One of the selling points of the original True Detective was its casting of movie stars in lead roles, which continued with series two and three. Opposite Danvers, López had initially written the role of Navarro as a Latina, but decided she should be Native American. Casting director Francine Maisler sent López a photo of Kali Reis, a professional boxer-turned-actress. “It was Kali in her kitchen, a selfie, and it was Navarro. I wrote Navarro without having ever seen Kali. But she looked exactly like what I had in mind.”

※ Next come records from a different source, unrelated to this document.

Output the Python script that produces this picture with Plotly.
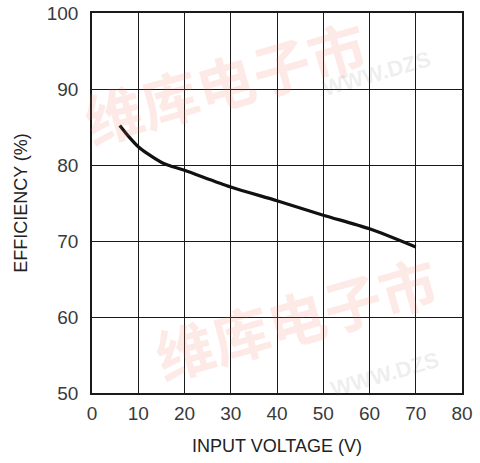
import plotly.graph_objects as go

# Efficiency vs. input voltage
input_voltage = [6, 8, 10, 12, 15.5, 20, 30, 40, 50, 60, 70]
efficiency = [85.2, 83.7, 82.4, 81.5, 80.2, 79.3, 77.1, 75.3, 73.4, 71.6, 69.2]

x_ticks = [0, 10, 20, 30, 40, 50, 60, 70, 80]
y_ticks = [50, 60, 70, 80, 90, 100]

fig = go.Figure()

fig.add_trace(go.Scatter(
    x=input_voltage,
    y=efficiency,
    mode="lines",
    line=dict(color="#111111", width=3.2, shape="spline", smoothing=0.8),
    showlegend=False,
    hoverinfo="skip",
))

axis_common = dict(
    showgrid=True,
    gridcolor="#1a1a1a",
    gridwidth=1.2,
    showline=True,
    linecolor="#1a1a1a",
    linewidth=1.6,
    mirror=True,
    ticks="",
    zeroline=False,
    tickfont=dict(family="Liberation Sans, Arial, sans-serif", size=19, color="#3a3a3a"),
    title_font=dict(family="Liberation Sans, Arial, sans-serif", size=18, color="#222222"),
)

fig.update_xaxes(
    range=[0, 80],
    tickvals=x_ticks,
    ticktext=[str(v) for v in x_ticks],
    title_text="INPUT VOLTAGE (V)",
    title_standoff=17,
    ticklabelstandoff=2,
    **axis_common,
)
fig.update_yaxes(
    range=[50, 100],
    tickvals=y_ticks,
    ticktext=[str(v) for v in y_ticks],
    title_text="EFFICIENCY (%)",
    title_standoff=14,
    ticklabelstandoff=8,
    **axis_common,
)

# faint site watermark, kept inside the page
wm_font = "Noto Sans CJK SC"
for (wx, wy) in [(0.36, 0.82), (0.55, 0.20)]:
    fig.add_annotation(
        xref="paper", yref="paper", x=wx, y=wy, xanchor="center", yanchor="middle",
        text="<b>维库电子市</b>", showarrow=False, textangle=-16,
        font=dict(family=wm_font, size=58, color="rgba(240,110,90,0.15)"),
    )
for (wx, wy) in [(0.77, 0.84), (0.79, 0.05)]:
    fig.add_annotation(
        xref="paper", yref="paper", x=wx, y=wy, xanchor="center", yanchor="middle",
        text="<b>WWW.DZS</b>", showarrow=False, textangle=-16,
        font=dict(family="Liberation Sans", size=22, color="rgba(120,120,120,0.13)"),
    )

fig.update_layout(
    width=480,
    height=463,
    margin=dict(l=92, r=18, t=13, b=70, autoexpand=False),
    plot_bgcolor="rgba(0,0,0,0)",
    paper_bgcolor="white",
)

fig.write_html("out.html")
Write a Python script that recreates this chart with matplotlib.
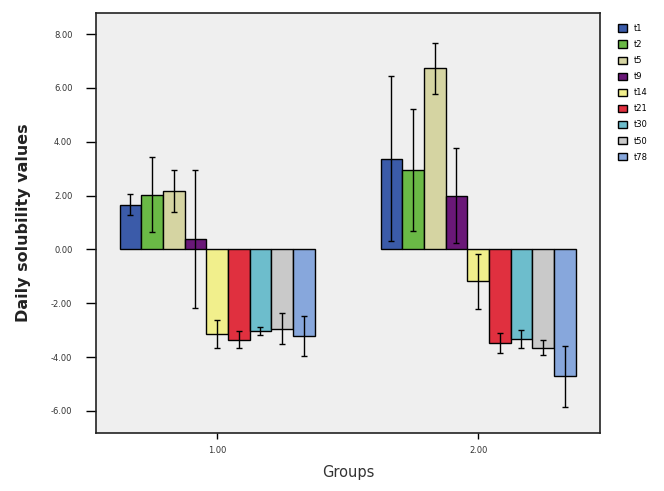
import numpy as np
import matplotlib
matplotlib.use('Agg')
import matplotlib.pyplot as plt

groups = [1.0, 2.0]
series = ['t1', 't2', 't5', 't9', 't14', 't21', 't30', 't50', 't78']
colors = ['#3b5ba9', '#6ab946', '#d5d4a2', '#6a1878', '#f1ef8c',
          '#e0303f', '#6dbdcc', '#c9c9c9', '#87a7dc']

# means per series, one value per group
g1_means = [1.66, 2.03, 2.18, 0.38, -3.13, -3.35, -3.04, -2.94, -3.23]
g2_means = [3.37, 2.94, 6.72, 2.00, -1.19, -3.47, -3.32, -3.65, -4.72]
# error bar half-lengths
g1_err = [0.38, 1.40, 0.78, 2.57, 0.52, 0.31, 0.14, 0.56, 0.74]
g2_err = [3.06, 2.27, 0.96, 1.78, 1.03, 0.38, 0.34, 0.28, 1.15]

fig = plt.figure(figsize=(6.64, 4.91), dpi=100)
ax = fig.add_axes([0.1446, 0.1181, 0.759, 0.8554])
ax.set_facecolor('#efefef')

width = 0.083
n = len(series)
for i, name in enumerate(series):
    xs = np.array(groups) + (i - (n - 1) / 2) * width
    vals = [g1_means[i], g2_means[i]]
    errs = [g1_err[i], g2_err[i]]
    ax.bar(xs, vals, width=width, color=colors[i], edgecolor='black',
           linewidth=1.0, label=name, zorder=2)
    ax.errorbar(xs, vals, yerr=errs, fmt='none', ecolor='black',
                elinewidth=1.0, capsize=2.5, capthick=1.0, zorder=3)

ax.set_xlim(0.536, 2.467)
ax.set_ylim(-6.82, 8.78)
ax.set_xticks(groups)
ax.set_xticklabels(['1.00', '2.00'])
ax.set_yticks(np.arange(-6, 9, 2))
ax.set_yticklabels(['%.2f' % v for v in np.arange(-6, 9, 2)])
ax.tick_params(axis='both', direction='out', width=1,
               labelsize=6, labelcolor='#333333')
ax.tick_params(axis='x', length=4.5, pad=5)
ax.tick_params(axis='y', length=7.5, pad=9.5)
for sp in ax.spines.values():
    sp.set_linewidth(1.2)
    sp.set_color('#222222')

ax.set_ylabel('Daily solubility values', fontsize=11.5, fontweight='bold',
              labelpad=14, color='#222222')
ax.set_xlabel('Groups', fontsize=10.5, color='#333333', labelpad=7)

fig.legend(loc='upper left', bbox_to_anchor=(0.925, 0.958), frameon=False,
           fontsize=6, handlelength=1.1, handleheight=1.0, handletextpad=0.9,
           labelspacing=0.85, borderaxespad=0)

fig.savefig('out.png', dpi=100)
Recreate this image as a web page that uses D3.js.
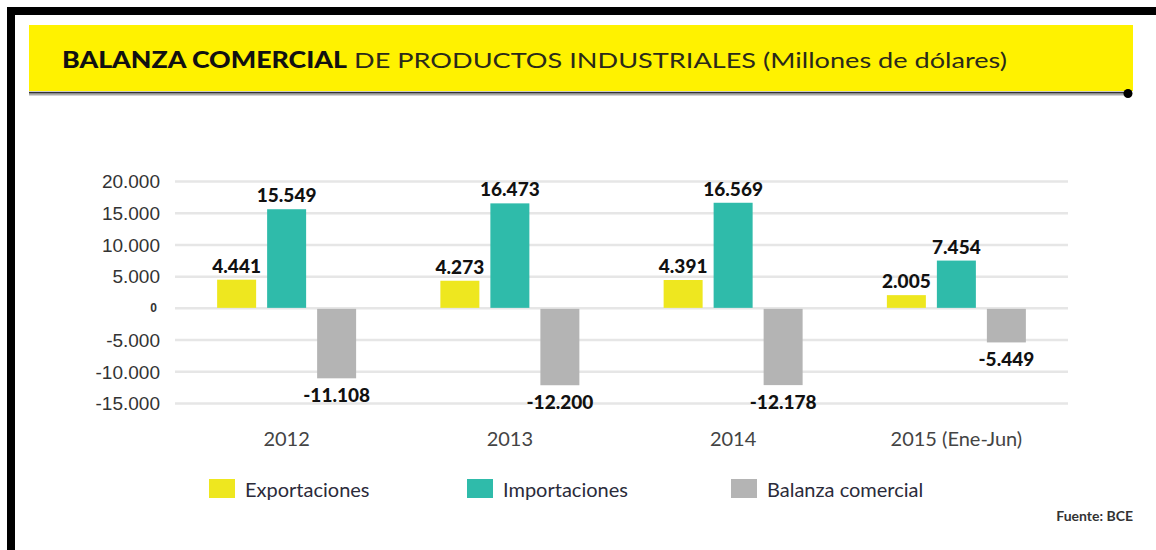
<!DOCTYPE html>
<html>
<head>
<meta charset="utf-8">
<script src="https://cdn.jsdelivr.net/npm/d3@7"></script>
<style>
  html, body { margin: 0; padding: 0; background: #fff; }
  svg { display: block; font-family: Lato, 'Open Sans', sans-serif; }
</style>
</head>
<body>
<div id="chart"></div>
<script>
// data
const categories = ['2012', '2013', '2014', '2015 (Ene-Jun)'];
const seriesNames = ['Exportaciones', 'Importaciones', 'Balanza comercial'];
const exportaciones = [4441, 4273, 4391, 2005];
const importaciones = [15549, 16473, 16569, 7454];
const balanza = [-11108, -12200, -12178, -5449];
const yTicks = [-15000, -10000, -5000, 0, 5000, 10000, 15000, 20000];

const colors = ['#eee71f', '#2fbbaa', '#b4b4b4'];
const width = 1156;
const height = 550;

const locale = d3.formatLocale({
  decimal: ',', thousands: '.', grouping: [3], currency: ['', ''], minus: '-',
});
const fmt = locale.format(',d');

const rows = categories.map((c, i) => ({
  cat: c,
  values: [exportaciones[i], importaciones[i], balanza[i]],
}));

const svg = d3.select('#chart').append('svg')
  .attr('width', width)
  .attr('height', height);

// frame (black bars left and top)
svg.append('rect').attr('x', 7).attr('y', 7).attr('width', width - 7).attr('height', 8).attr('fill', '#000');
svg.append('rect').attr('x', 7).attr('y', 7).attr('width', 8).attr('height', height - 7).attr('fill', '#000');

// yellow title band
svg.append('rect').attr('x', 29).attr('y', 25).attr('width', 1104).attr('height', 66).attr('fill', '#fff200');
svg.append('line').attr('x1', 29).attr('x2', 1128).attr('y1', 94).attr('y2', 94)
  .attr('stroke', '#aaa').attr('stroke-width', 3);
svg.append('line').attr('x1', 29).attr('x2', 1128).attr('y1', 92.5).attr('y2', 92.5)
  .attr('stroke', '#333').attr('stroke-width', 1.5);
svg.append('circle').attr('cx', 1128).attr('cy', 93.5).attr('r', 4.5).attr('fill', '#000');

// title, stretched to the width of the original lettering
svg.append('text')
  .attr('x', 62).attr('y', 68)
  .attr('textLength', 285).attr('lengthAdjust', 'spacingAndGlyphs')
  .style('font-size', '22px')
  .style('font-weight', 900)
  .attr('fill', '#111')
  .text('BALANZA COMERCIAL');
svg.append('text')
  .attr('x', 354).attr('y', 68)
  .attr('textLength', 653).attr('lengthAdjust', 'spacingAndGlyphs')
  .style('font-size', '22px')
  .attr('fill', '#2a2a1a')
  .text('DE PRODUCTOS INDUSTRIALES (Millones de dólares)');

// scales
const x = d3.scaleBand().domain(categories).range([175, 1068]);
const xs = d3.scaleBand().domain(seriesNames).range([-75, 75])
  .paddingInner(0.22).paddingOuter(0.11);
const y = d3.scaleLinear().domain([-15000, 20000]).range([403, 181]);

// y axis with gridlines
const yAxis = d3.axisLeft(y)
  .tickValues(yTicks)
  .tickSize(-(x.range()[1] - x.range()[0]))
  .tickPadding(15)
  .tickFormat(fmt);

const gy = svg.append('g')
  .attr('transform', `translate(${x.range()[0]},0)`)
  .call(yAxis);
gy.select('.domain').remove();
gy.selectAll('.tick line').attr('stroke', '#e6e6e6').attr('stroke-width', 2.5);
gy.selectAll('.tick text')
  .attr('fill', '#333')
  .style('font-size', (d) => (d === 0 ? '12px' : '19px'))
  .style('font-weight', (d) => (d === 0 ? 900 : 500))
  .attr('dy', (d) => (d === 0 ? '0.3em' : '0.36em'))
  .attr('x', (d) => (d === 0 ? -18 : -15));

// bars
const groups = svg.selectAll('.grp')
  .data(rows)
  .enter().append('g')
  .attr('class', 'grp')
  .attr('transform', (d) => `translate(${x(d.cat) + x.bandwidth() / 2},0)`);

const cells = groups.selectAll('.cell')
  .data((d) => d.values.map((v, i) => ({ v, name: seriesNames[i], i })))
  .enter();

cells.append('rect')
  .attr('x', (d) => xs(d.name))
  .attr('width', xs.bandwidth())
  .attr('y', (d) => (d.v >= 0 ? y(d.v) : y(0) + 1))
  .attr('height', (d) => Math.abs(y(d.v) - y(0)) - (d.v >= 0 ? 0 : 1))
  .attr('fill', (d) => colors[d.i]);

cells.append('text')
  .attr('x', (d) => xs(d.name) + xs.bandwidth() / 2)
  .attr('y', (d) => (d.v >= 0 ? y(d.v) - 7 : y(d.v) + 24))
  .attr('text-anchor', 'middle')
  .style('font-size', '19px')
  .style('font-weight', 900)
  .attr('fill', '#111')
  .text((d) => fmt(d.v));

// category labels
svg.selectAll('.cat')
  .data(categories)
  .enter().append('text')
  .attr('class', 'cat')
  .attr('x', (d) => x(d) + x.bandwidth() / 2)
  .attr('y', 446)
  .attr('text-anchor', 'middle')
  .style('font-size', '20px')
  .attr('fill', '#444')
  .text((d) => d);

// legend
const legendX = [209, 467, 731];
const legend = svg.selectAll('.leg')
  .data(seriesNames)
  .enter().append('g')
  .attr('class', 'leg')
  .attr('transform', (d, i) => `translate(${legendX[i]},479)`);
legend.append('rect').attr('width', 26).attr('height', 19).attr('fill', (d, i) => colors[i]);
legend.append('text')
  .attr('x', 36).attr('y', 18)
  .style('font-size', '20px')
  .attr('fill', '#2b2b3a')
  .text((d) => d);

// source
svg.append('text')
  .attr('x', 1133).attr('y', 521)
  .attr('text-anchor', 'end')
  .style('font-size', '14px')
  .style('font-weight', 700)
  .attr('fill', '#333')
  .text('Fuente: BCE');
</script>
</body>
</html>
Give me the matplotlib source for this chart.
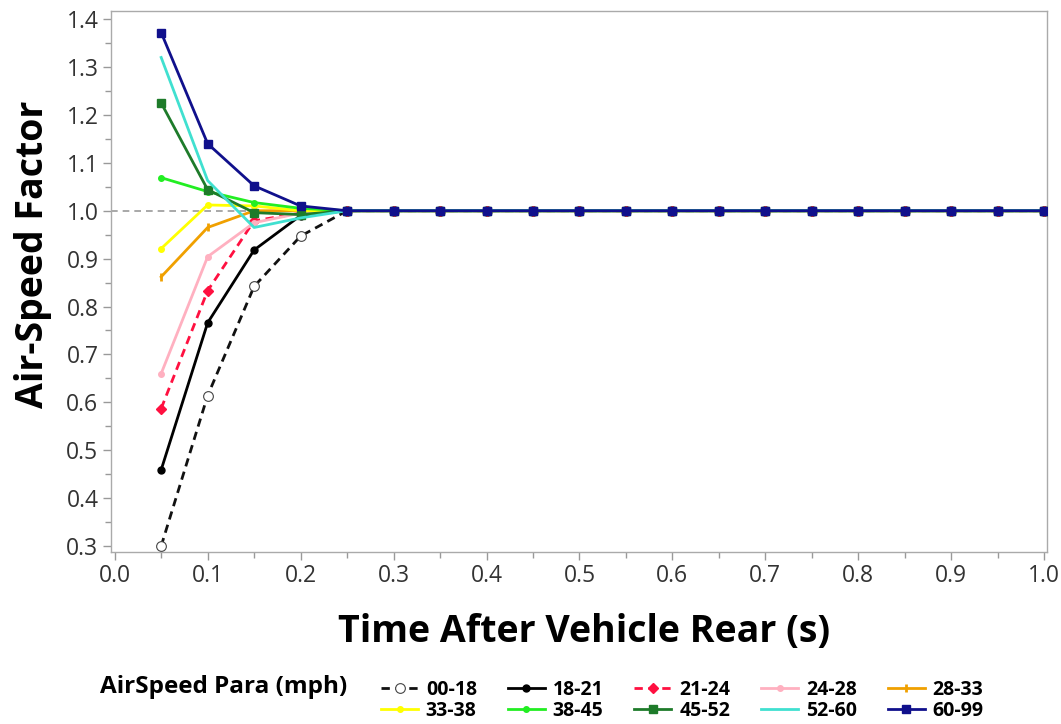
import matplotlib
matplotlib.use("Agg")
import matplotlib.pyplot as plt
from matplotlib.ticker import MultipleLocator, FormatStrFormatter

plt.rcParams['font.family'] = ['Open Sans', 'DejaVu Sans']

time_s = [0.05, 0.10, 0.15, 0.20, 0.25, 0.30, 0.35, 0.40, 0.45, 0.50,
          0.55, 0.60, 0.65, 0.70, 0.75, 0.80, 0.85, 0.90, 0.95, 1.00]

# every group sits at 1.0 from 0.25 s onward
s_00_18 = [0.300, 0.614, 0.842, 0.947, 1.0, 1.0, 1.0, 1.0, 1.0, 1.0,
           1.0, 1.0, 1.0, 1.0, 1.0, 1.0, 1.0, 1.0, 1.0, 1.0]
s_18_21 = [0.459, 0.766, 0.918, 0.990, 1.0, 1.0, 1.0, 1.0, 1.0, 1.0,
           1.0, 1.0, 1.0, 1.0, 1.0, 1.0, 1.0, 1.0, 1.0, 1.0]
s_21_24 = [0.587, 0.833, 0.979, 0.995, 1.0, 1.0, 1.0, 1.0, 1.0, 1.0,
           1.0, 1.0, 1.0, 1.0, 1.0, 1.0, 1.0, 1.0, 1.0, 1.0]
s_24_28 = [0.660, 0.904, 0.975, 0.995, 1.0, 1.0, 1.0, 1.0, 1.0, 1.0,
           1.0, 1.0, 1.0, 1.0, 1.0, 1.0, 1.0, 1.0, 1.0, 1.0]
s_28_33 = [0.862, 0.965, 1.000, 1.000, 1.0, 1.0, 1.0, 1.0, 1.0, 1.0,
           1.0, 1.0, 1.0, 1.0, 1.0, 1.0, 1.0, 1.0, 1.0, 1.0]
s_33_38 = [0.921, 1.012, 1.010, 1.000, 1.0, 1.0, 1.0, 1.0, 1.0, 1.0,
           1.0, 1.0, 1.0, 1.0, 1.0, 1.0, 1.0, 1.0, 1.0, 1.0]
s_38_45 = [1.069, 1.040, 1.017, 1.005, 1.0, 1.0, 1.0, 1.0, 1.0, 1.0,
           1.0, 1.0, 1.0, 1.0, 1.0, 1.0, 1.0, 1.0, 1.0, 1.0]
s_45_52 = [1.225, 1.044, 0.996, 0.992, 1.0, 1.0, 1.0, 1.0, 1.0, 1.0,
           1.0, 1.0, 1.0, 1.0, 1.0, 1.0, 1.0, 1.0, 1.0, 1.0]
s_52_60 = [1.320, 1.063, 0.965, 0.985, 1.0, 1.0, 1.0, 1.0, 1.0, 1.0,
           1.0, 1.0, 1.0, 1.0, 1.0, 1.0, 1.0, 1.0, 1.0, 1.0]
s_60_99 = [1.372, 1.140, 1.052, 1.010, 1.0, 1.0, 1.0, 1.0, 1.0, 1.0,
           1.0, 1.0, 1.0, 1.0, 1.0, 1.0, 1.0, 1.0, 1.0, 1.0]

labels = ["00-18", "18-21", "21-24", "24-28", "28-33",
          "33-38", "38-45", "45-52", "52-60", "60-99"]
series = [s_00_18, s_18_21, s_21_24, s_24_28, s_28_33,
          s_33_38, s_38_45, s_45_52, s_52_60, s_60_99]
colors = ["#111111", "#000000", "#ff1040", "#ffb0c0", "#f0a000",
          "#ffff00", "#22ee22", "#1e7b2a", "#40e0d0", "#10108c"]
styles = [dict(ls=(0, (3, 2)), marker="o", mfc="white", mec="#444444", ms=7, mew=0.8),
          dict(ls="-", marker="o", ms=5),
          dict(ls=(0, (3, 2)), marker="D", ms=5),
          dict(ls="-", marker="o", ms=4),
          dict(ls="-", marker="|", ms=6, mew=2),
          dict(ls="-", marker="o", ms=4),
          dict(ls="-", marker="o", ms=4),
          dict(ls="-", marker="s", ms=6),
          dict(ls="-", marker=None),
          dict(ls="-", marker="s", ms=6)]

fig = plt.figure(figsize=(10.61, 7.24), dpi=100)
ax = fig.add_axes([0.1046, 0.2376, 0.8822, 0.7472])

ax.axhline(1.0, color="#999999", lw=1.2, ls=(0, (4, 3)), zorder=1)

handles = []
for y, lab, c, st in zip(series, labels, colors, styles):
    kw = dict(color=c, lw=2, mec=c, mfc=c, zorder=3)
    kw.update(st)
    ln, = ax.plot(time_s, y, label=lab, **kw)
    handles.append(ln)

ax.set_xlim(-0.004, 1.003)
ax.set_ylim(0.2875, 1.417)
ax.xaxis.set_major_locator(MultipleLocator(0.1))
ax.xaxis.set_minor_locator(MultipleLocator(0.05))
ax.yaxis.set_major_locator(MultipleLocator(0.1))
ax.yaxis.set_minor_locator(MultipleLocator(0.05))
ax.xaxis.set_major_formatter(FormatStrFormatter("%.1f"))
ax.yaxis.set_major_formatter(FormatStrFormatter("%.1f"))
ax.tick_params(which="major", direction="out", length=6, width=1, color="#999999",
               labelsize=16.5, labelcolor="#333333", pad=3)
ax.tick_params(which="minor", direction="out", length=4, width=1, color="#999999")
for sp in ax.spines.values():
    sp.set_color("#aaaaaa")
    sp.set_linewidth(1)

ax.set_xlabel("Time After Vehicle Rear (s)", fontsize=27, fontweight="bold", va="center")
ax.set_ylabel("Air-Speed Factor", fontsize=27, fontweight="bold", va="center")
ax.xaxis.set_label_coords(0.505, -0.148)
ax.yaxis.set_label_coords(-0.083, 0.551)

order = [0, 5, 1, 6, 2, 7, 3, 8, 4, 9]
leg = fig.legend([handles[i] for i in order], [labels[i] for i in order],
                 ncol=5, loc="center left", bbox_to_anchor=(0.3463, 0.033),
                 frameon=False, handlelength=1.9, handletextpad=0.4,
                 columnspacing=1.6, labelspacing=0.05, borderpad=0.2,
                 prop=dict(size=14, weight="bold"))
fig.text(0.094, 0.051, "AirSpeed Para (mph)", fontsize=17.5, fontweight="bold",
         ha="left", va="center")

fig.savefig("out.png", dpi=100)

Reis had made her acting debut in (and provided the story for) 2021 thriller Catch The Fair One, for which she had been nominated for a Film Independent Spirit Award. “The character was designed around her. It’s a boxer, it’s close to her own life. This was going to be a departure,” says López. “The character goes to emotional places and has a sense of humour and is sexy. I didn’t know if Kali had that range. But I taped her and she could listen to a directive, she could play and she could improvise. More importantly, she had immediate access to deep emotions. HBO said, ‘If you believe in this, we believe in you.’ I showed Jodie the tapes, and Jodie said, ‘Absolutely.’”

Filming took place in Iceland, subbing for Alaska, for 10 months, beginning in October 2022, with López directing all six episodes. “It was cold, it was dark during the winter, but it’s such a creative little corner of the world, precisely because of the winter and the night.”

When True Detective Night Country began airing in January, it earned mostly positive critical plaudits, even if Pizzolatto was not a fan, reposting, on Instagram, takedowns by fans of his original series. His reaction, says López, was a surprise. “Personally, the dream as a storyteller would be to create something that becomes so large and important it is passed on to [the] next storyteller to add their own vision. I’m so excited about passing the torch. I can’t wait to watch what someone else is going to do.”

López had the last laugh — her season finale earned the highest rating of any episode across all four seasons. “That was gorgeous. The reviews and numbers speak for themselves.”

HBO renewed the show for a fifth season, which means another mystery and another setting. “I’m writing and I’m very excited,” confirms López. “It’s a different story, a different place, different characters. The actors from my season are saying, ‘Can I please be in season five?’ And I don’t know what those people from northwest Alaska would be doing wherever the new season is taking place.

“But,” she teases, “there will be some things.”

The nominations-round voting period for the 76th Primetime Emmy Awards is open from June 13-24.